Q. Do I need to Inbox every ritual I do?

A. If your ritual will create any effect or item that will impact the guild or its narrative, it must be inboxed. If you are creating something entirely for private roleplay that will not manifest within the wider guild, all we ask is you cleave to the guidelines we provided.
If in doubt, inbox the Officer Team, and we can inform whether a full submission would be required.

Q. How do I know if it will impact the guild?
A. If players outside of your private roleplay ever hear about it in roleplay or it appears in a lore entry or dossier, it's impacting the guild.

Q. I am not sure how my proposed ritual would be graded, medium or high, can I ask?
A. No.

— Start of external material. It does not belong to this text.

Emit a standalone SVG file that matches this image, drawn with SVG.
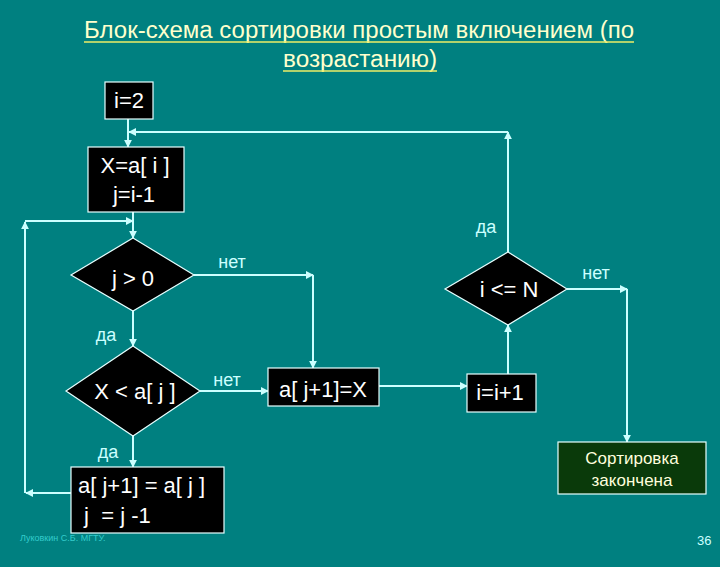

If you submit your idea and we deem it more difficult than you expected, then you can either park the ritual until your character is stronger and can attempt or, or finesse the idea and resubmit it.

Q. Can I give player characters who contribute fun effects from being part of the ritual?
A. Absolutely, though the impact should be limited unless you've had officer approval. If the participants are unhappy, they can always beat the snot out of your character later.

Q. Is there a limit to how many rituals I can do?
A. Realistically you should only be working on one thing at a time, at least formally. If you submit multiple rituals to us, your character is probably doing too much and would burn out. We suggest focusing on one, or perhaps two things if you're a Lord, at any given time.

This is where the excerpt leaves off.